Ailleurs dans le monde (tout va pour le mieux)
L’émission « Un jour dans le monde », préparée et présentée par Mme Fabienne Sintès sur Inter a le mérite de nous montrer comment on vit ailleurs. Si la plupart d’entre nous admettent volontiers qu’ailleurs, on puisse manger autre chose, avoir une couleur de peau différente et s’habiller autrement, il est beaucoup plus difficile d’accepter qu’on y raisonne pas tout à fait de la même manière, qu’on voit la vie humaine autrement, qu’on pense sa relation à l’autre et aux autres en faisant appel à des valeurs puisées dans un creuset dont on ne se fait pas une idée. Ailleurs, vu de la vieille Europe, c’est essentiellement l’Afrique du nord et au sud du Sahara, c’est l’Amérique latine qui plonge dans la perplexité dans la mesure où l’on associe son développement retardé à une langue perçue comme primitive comparée à l’anglais qui assoit dans l’imaginaire la puissance des États-Unis. Ailleurs, c’est plus difficile de l’imaginer en Asie où se côtoient mais se mélangent rarement ou alors très conflictuellement, des civilisations millénaires qui, malgré de siècles de décadence inhérente à toutes les civilisations, ont façonné des comportement collectifs ancrés dans des imaginaires incompréhensibles, surtout à l’époque où l’on s’imagine que la mondialisation a tout planifié. Pourquoi tous ces gens n’ont ils pas le bon goût de vivre comme nous ? Déjà, en France, les voix sont nombreuses pour se moquer de la défense du camembert au lait cru, symbole de la ringardise du monde d’avant mais il s’en trouve beaucoup pour le revendiquer au nom de l’exception culturelle.
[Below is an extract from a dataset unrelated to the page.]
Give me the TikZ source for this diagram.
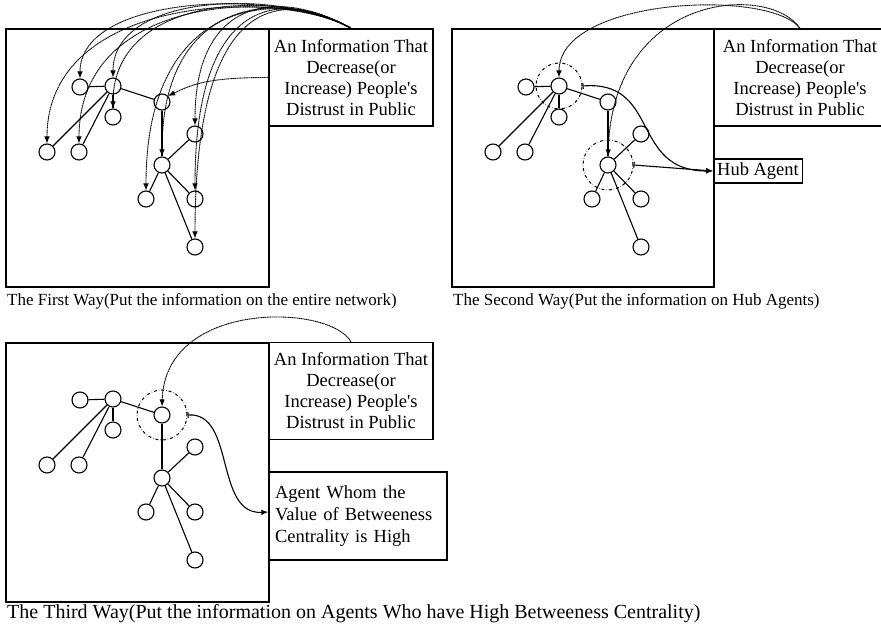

Vis à vis de peuples longtemps opprimés, on fera montre d’une plus grande tolérance pour l’usage des baguettes, le curry, le lait fermenté, le poisson cru, les nems. L’Asie s’est développée dans la diversité bien longtemps avant la pourtant vieille Europe qui sortait à peine de la guerre du feu quand les Asiates se vêtaient de soie, dessinaient et écrivaient, et construisaient des palais. On l’a oublié, préférant admirer les réalisations des Romains puis du moyen-âge qui allaient donner un avantage durable à ce qu’on n’appelait pas encore l’Europe.
Un rappel un peu long mais indispensable pour comprendre ce qui suit et qui fait suite à plusieurs interventions au cours de la période du 4 au 14 octobre 2021. Le gros morceau vient de Mme Giulia Foïs qui s’attache à la condition féminine et au sort des LGBT dans le monde.
Elle pointe :
« à ce jour, dans 69 pays au monde, l’homosexualité reste illégale, un délit, voire un crime passible de la peine de mort dans 11 d’entre eux. »
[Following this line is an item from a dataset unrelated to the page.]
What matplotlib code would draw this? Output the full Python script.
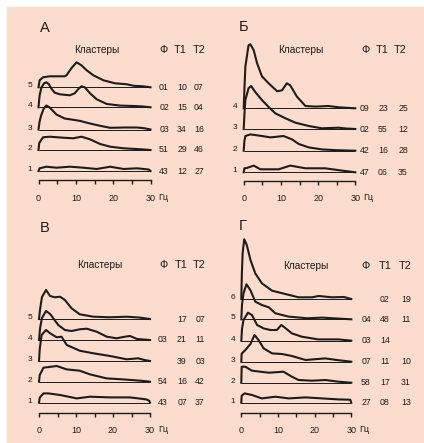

« À croire que derrière cette coïncidence de calendrier se nicherait peut-être une convergence des luttes (…). Aujourd’hui, être une fille c’est (…) le risque d’être mariée de force (c’est ce qui arrive à 12 millions de filles chaque année dans le monde d’après l’ONU) et l’on monte à 200 millions quand on parle de victimes de mutilations sexuelles ; ça, c’est d’après l’Unicef, quand elles sont une sur cinq au moins à subir des violences sexuelles, enfants. Enfin, quand on le sait, quand elles grandissent suffisamment pour en parler parce que naître de sexe féminin, c’est surtout risquer de disparaître. Aujourd’hui dans le monde, 23 millions de filles manquent à l’appel. »
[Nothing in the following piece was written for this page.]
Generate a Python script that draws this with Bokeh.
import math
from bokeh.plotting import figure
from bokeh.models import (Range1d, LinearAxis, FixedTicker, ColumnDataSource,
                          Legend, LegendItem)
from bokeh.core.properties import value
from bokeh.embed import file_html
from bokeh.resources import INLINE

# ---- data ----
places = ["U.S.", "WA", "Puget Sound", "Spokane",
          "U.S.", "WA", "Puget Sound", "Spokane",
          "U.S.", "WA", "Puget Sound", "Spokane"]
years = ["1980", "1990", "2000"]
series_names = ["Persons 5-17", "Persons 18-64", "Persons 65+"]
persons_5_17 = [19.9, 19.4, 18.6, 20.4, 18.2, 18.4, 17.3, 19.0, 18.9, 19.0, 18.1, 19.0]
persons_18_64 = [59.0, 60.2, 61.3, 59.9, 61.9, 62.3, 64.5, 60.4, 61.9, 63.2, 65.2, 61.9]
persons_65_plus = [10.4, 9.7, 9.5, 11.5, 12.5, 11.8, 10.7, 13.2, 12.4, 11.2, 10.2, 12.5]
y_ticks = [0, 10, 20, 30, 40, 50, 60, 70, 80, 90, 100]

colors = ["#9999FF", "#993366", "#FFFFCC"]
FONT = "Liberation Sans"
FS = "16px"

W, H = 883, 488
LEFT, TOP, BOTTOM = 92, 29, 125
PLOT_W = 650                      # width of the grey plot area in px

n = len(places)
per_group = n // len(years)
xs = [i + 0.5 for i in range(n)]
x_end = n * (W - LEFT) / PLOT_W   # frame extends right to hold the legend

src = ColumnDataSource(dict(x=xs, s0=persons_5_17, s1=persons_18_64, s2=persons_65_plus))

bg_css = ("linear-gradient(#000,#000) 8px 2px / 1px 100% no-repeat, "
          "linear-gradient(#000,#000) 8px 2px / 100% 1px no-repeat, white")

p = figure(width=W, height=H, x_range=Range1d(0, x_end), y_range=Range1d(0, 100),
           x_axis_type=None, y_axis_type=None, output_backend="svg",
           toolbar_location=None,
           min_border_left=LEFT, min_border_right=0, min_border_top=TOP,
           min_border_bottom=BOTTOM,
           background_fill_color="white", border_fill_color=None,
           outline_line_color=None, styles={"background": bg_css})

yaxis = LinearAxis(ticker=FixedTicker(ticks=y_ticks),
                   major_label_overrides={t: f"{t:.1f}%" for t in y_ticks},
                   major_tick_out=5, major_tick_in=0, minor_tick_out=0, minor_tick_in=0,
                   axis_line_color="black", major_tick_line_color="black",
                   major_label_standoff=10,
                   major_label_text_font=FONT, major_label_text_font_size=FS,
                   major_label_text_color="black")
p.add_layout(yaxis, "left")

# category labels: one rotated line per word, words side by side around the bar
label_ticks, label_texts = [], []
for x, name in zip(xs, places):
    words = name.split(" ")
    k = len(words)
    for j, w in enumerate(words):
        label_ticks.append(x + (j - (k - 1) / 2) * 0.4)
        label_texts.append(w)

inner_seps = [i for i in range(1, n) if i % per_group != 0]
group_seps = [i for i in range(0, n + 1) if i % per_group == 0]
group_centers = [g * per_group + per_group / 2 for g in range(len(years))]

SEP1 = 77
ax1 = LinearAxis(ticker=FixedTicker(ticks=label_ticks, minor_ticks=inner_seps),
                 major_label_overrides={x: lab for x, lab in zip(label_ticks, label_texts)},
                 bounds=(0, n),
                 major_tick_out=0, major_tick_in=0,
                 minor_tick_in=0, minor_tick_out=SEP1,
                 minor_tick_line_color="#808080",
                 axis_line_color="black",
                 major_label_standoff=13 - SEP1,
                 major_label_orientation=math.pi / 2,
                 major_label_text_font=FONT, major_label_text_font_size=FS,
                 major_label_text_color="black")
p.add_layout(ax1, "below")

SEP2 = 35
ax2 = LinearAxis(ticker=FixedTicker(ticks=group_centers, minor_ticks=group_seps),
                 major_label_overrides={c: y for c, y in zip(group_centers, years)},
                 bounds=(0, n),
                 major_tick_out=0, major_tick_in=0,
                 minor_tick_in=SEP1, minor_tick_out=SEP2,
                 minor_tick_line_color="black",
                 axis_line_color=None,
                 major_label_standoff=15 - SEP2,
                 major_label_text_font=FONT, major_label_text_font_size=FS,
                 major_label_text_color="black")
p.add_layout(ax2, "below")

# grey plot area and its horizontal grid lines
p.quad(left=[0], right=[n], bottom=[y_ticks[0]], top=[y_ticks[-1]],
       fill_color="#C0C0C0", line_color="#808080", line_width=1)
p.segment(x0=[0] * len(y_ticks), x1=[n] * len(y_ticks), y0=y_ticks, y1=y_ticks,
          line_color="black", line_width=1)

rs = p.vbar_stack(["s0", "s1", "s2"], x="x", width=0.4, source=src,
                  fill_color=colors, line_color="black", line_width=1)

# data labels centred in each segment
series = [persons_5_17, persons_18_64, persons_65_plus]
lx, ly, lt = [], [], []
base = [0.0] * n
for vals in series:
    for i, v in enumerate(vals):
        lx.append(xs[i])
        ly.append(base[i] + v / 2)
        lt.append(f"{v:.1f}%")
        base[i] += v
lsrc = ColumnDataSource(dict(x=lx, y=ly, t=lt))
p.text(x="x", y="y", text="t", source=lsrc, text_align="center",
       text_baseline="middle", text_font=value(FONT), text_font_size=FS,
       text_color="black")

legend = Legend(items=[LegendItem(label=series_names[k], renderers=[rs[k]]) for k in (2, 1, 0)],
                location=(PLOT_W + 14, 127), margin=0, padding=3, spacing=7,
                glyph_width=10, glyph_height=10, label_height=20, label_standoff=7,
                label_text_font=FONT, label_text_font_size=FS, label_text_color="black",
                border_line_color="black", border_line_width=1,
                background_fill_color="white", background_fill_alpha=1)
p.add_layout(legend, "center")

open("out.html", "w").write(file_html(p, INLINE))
« La bourrasque [Me too] née, il y a 3 ans, ne semble pas prête de s’arrêter, décidément. Elle touche désormais le monde du football : aux É-U, ça souffle, au Vénézuéla, ça tangue, en Australie, ça tempête ! Une à une les joueuses des équipes nationales font corps, prenant position dans les médias ou sur les réseaux sociaux : ça y est, elles parlent ou elles accusent. Dans le viseur, les entraîneurs : pour certaines, c’étaient des propos graveleux, pour d’autres, du chantage, des menaces, du harcèlement, voire des agressions sexuelles, parfois même quand elles étaient mineures. On va dire que la parole se libère (…) Devant le tollé (…) les 3 fédérations, australienne, américaine, vénézuélienne ont promis d’ouvrir des enquêtes. Eh bien, on va dire que c’est un début !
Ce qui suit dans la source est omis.